MS tem quase 90% de efetividade
O Mapa da Impunidade do Instituto Sou da Paz mostra que o Mato Grosso do Sul (MS) é o estado que mais resolveu homicídios em 2020, com percentual de 89% de efetividade. A reportagem procurou a Secretaria de Segurança do estado do Centro-Oeste brasileiro, que indicou como fonte o titular da Delegacia Especializada de Repressão aos Crimes de Homicídio (DEH), delegado Carlos Delano. Para ele, “não há nada de extraordinário” no desempenho da polícia sul-mato-grossenses.

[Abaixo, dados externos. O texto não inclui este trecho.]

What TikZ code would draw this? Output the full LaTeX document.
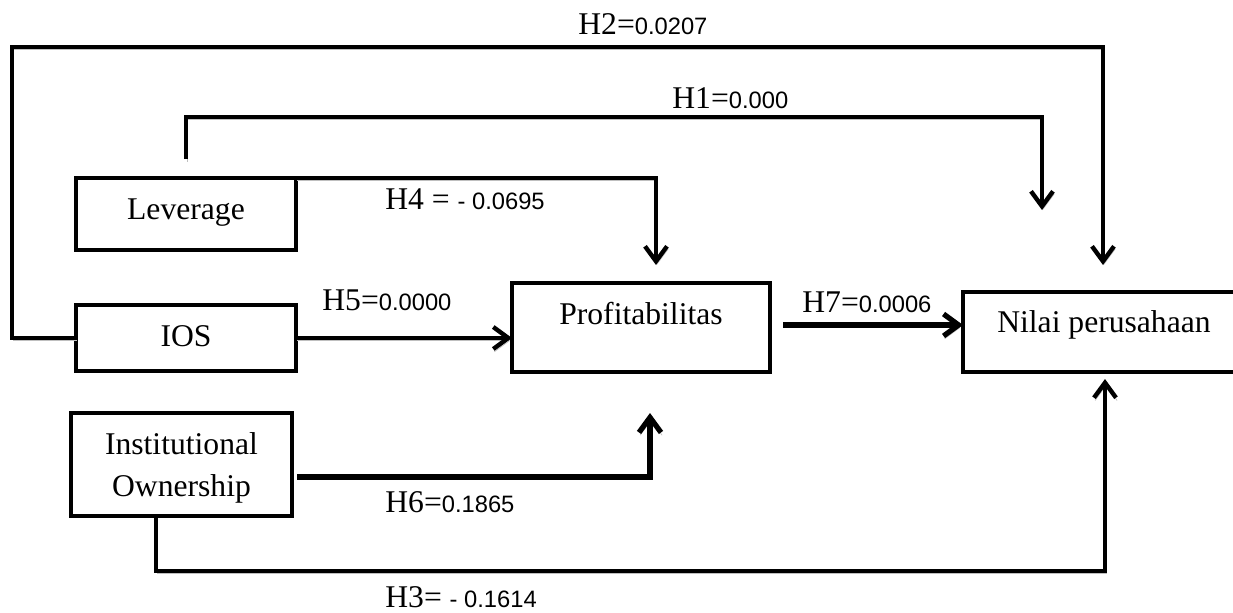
\documentclass[tikz,border=0pt]{standalone}
\usepackage{fontspec}
\setmainfont{Liberation Serif}
\newfontfamily\arial{Liberation Sans}
\usetikzlibrary{arrows.meta,positioning}
\newcommand{\hval}[2]{#1{\arial\fontsize{13.5}{16}\selectfont#2}}

\begin{document}
\begin{tikzpicture}[x=0.02cm, y=-0.02cm,
      box/.style={draw, line width=2.2pt, inner sep=0pt, outer sep=0pt, anchor=north west, font=\fontsize{18}{23.8}\selectfont},
      link/.style={line width=2.5pt, -{Straight Barb[length=0.3cm, width=0.44cm]}, preaction={draw=black!25, transform canvas={shift={(0.6pt,-1.6pt)}}}},
      boldlink/.style={link, line width=3pt},
      hlab/.style={inner sep=0pt, anchor=west, font=\fontsize{18}{22}\selectfont}]
      \useasboundingbox (0,0) rectangle (1233,612);
      \node [box, minimum width=4.4cm, text height=0.84cm, text depth=0.6cm] (lev) at (76,178) {Leverage};
      \node [box, minimum width=4.4cm, text height=0.84cm, text depth=0.48cm] (ios) at (76,305) {IOS};
      \node [box, text width=4.42cm, align=center, text height=0.84cm, text depth=1.22cm] (inst) at (71,413) {Institutional\\Ownership};
      \node [box, minimum width=5.16cm, text height=0.84cm, text depth=0.94cm] (prof) at (512,283) {Profitabilitas};
      \node [box, minimum width=5.64cm, text height=0.82cm, text depth=0.78cm] (nil) at (963,292) {Nilai perusahaan};
      \coordinate (h1s) at (186,159);
      \coordinate (h1e) at (1042,210);
      \coordinate (h2e) at (1103,265);
      \coordinate (h3e) at (1105,379);
      \coordinate (h4e) at (656,265);
      \coordinate (h6s) at (297,477);
      \coordinate (h6e) at (650,413);
      \coordinate (h7s) at (783,325);
      \draw [link] (lev.north east) -| (h4e);
      \draw [link] (h1s) -- ++(0,-42) -| (h1e);
      \draw [link] (ios.west) -| (12,47) -| (h2e);
      \draw [link] (ios.east) -- (ios.east -| prof.west);
      \draw [boldlink] (h7s) -- (h7s -| nil.west);
      \draw [boldlink] (h6s) -| (h6e);
      \draw [link] ([xshift=-0.51cm]inst.south) -- ++(0,55) -| (h3e);
      \node [hlab] (l2) at (578,24) {\hval{H2=}{0.0207}};
      \node [hlab] (l1) at (672,98) {\hval{H1=}{0.000}};
      \node [hlab] (l4) at (385,199) {\hval{H4 = }{- 0.0695}};
      \node [hlab] (l5) at (322,300) {\hval{H5=}{0.0000}};
      \node [hlab] (l7) at (802,302) {\hval{H7=}{0.0006}};
      \node [hlab] (l6) at (385,502) {\hval{H6=}{0.1865}};
      \node [hlab] (l3) at (385,597) {\hval{H3= }{- 0.1614}};
     \end{tikzpicture}
\end{document}
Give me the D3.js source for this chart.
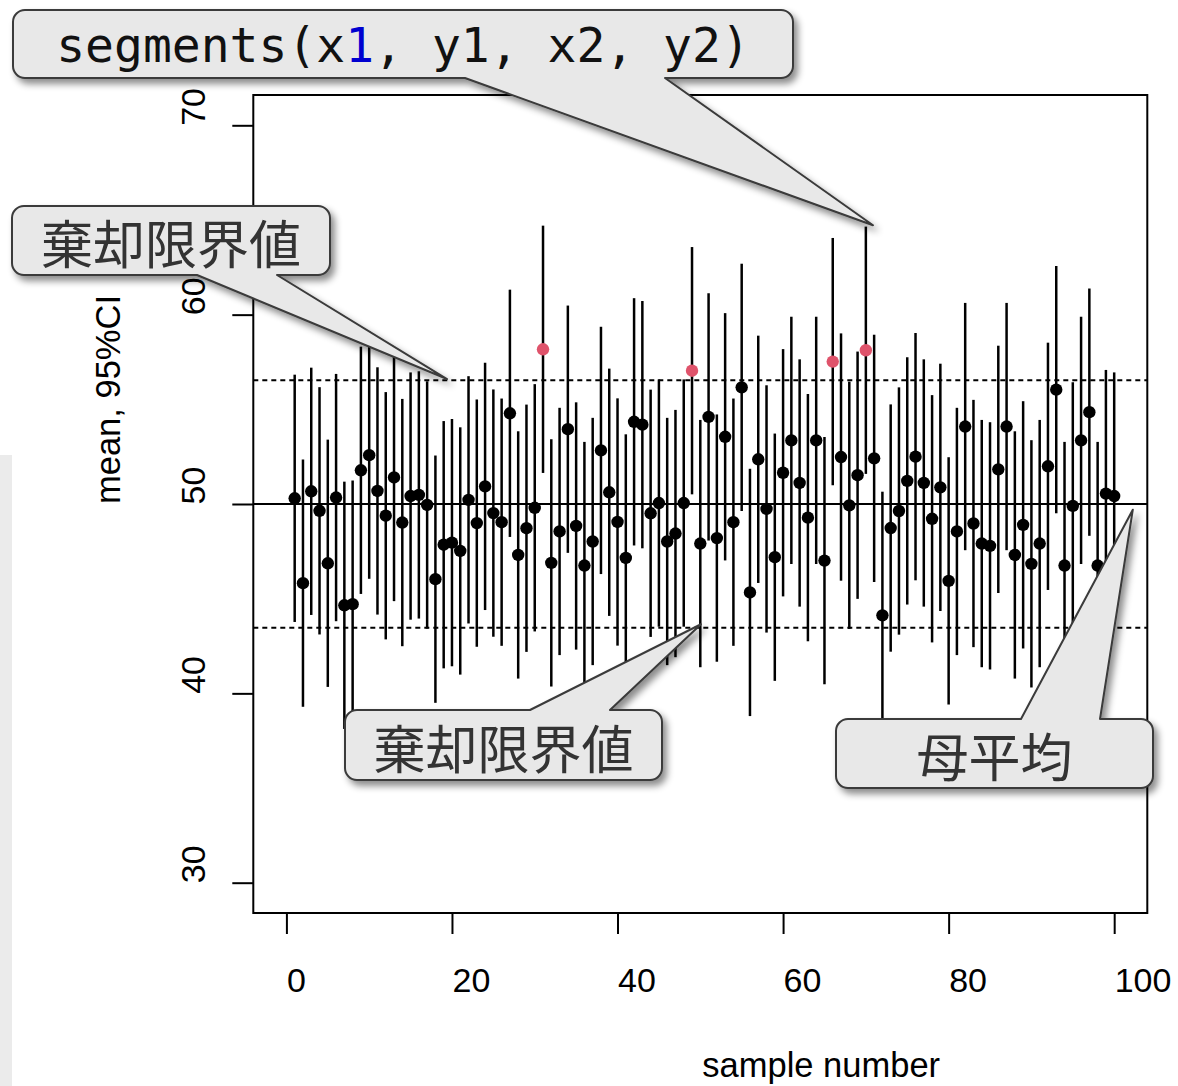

“É uma questão de seguir os protocolos disponibilizados pela Secretaria Nacional de Segurança Pública (Senasp), no Ministério da Justiça, que vem construindo um modelo de gestão e as polícias se adequando, com os melhores resultados. Capacitação dos agentes, policiais militares e guardas para que não ocorra a contaminação da cena de crime a fim de preservar as provas; e investimento em tecnologia de ponta, como adesão à softwares, por exemplo”, cita Delano.
Em maio de 2016, a Senasp e o Instituto de Pesquisa Econômica Aplicada (Ipea) lançaram o estudo Indicadores Multidimensionais de Educação e Homicídios nos Territórios Focalizados pelo Pacto Nacional pela Redução de Homicídios. O documento tem o objetivo de apresentar o papel central que a educação desempenha para mitigar a criminalidade violenta.
Segundo a pesquisa do Ipea, o Brasil responde por mais de 10% do total de homicídios do planeta, com cerca de 65 mil assassinatos por ano.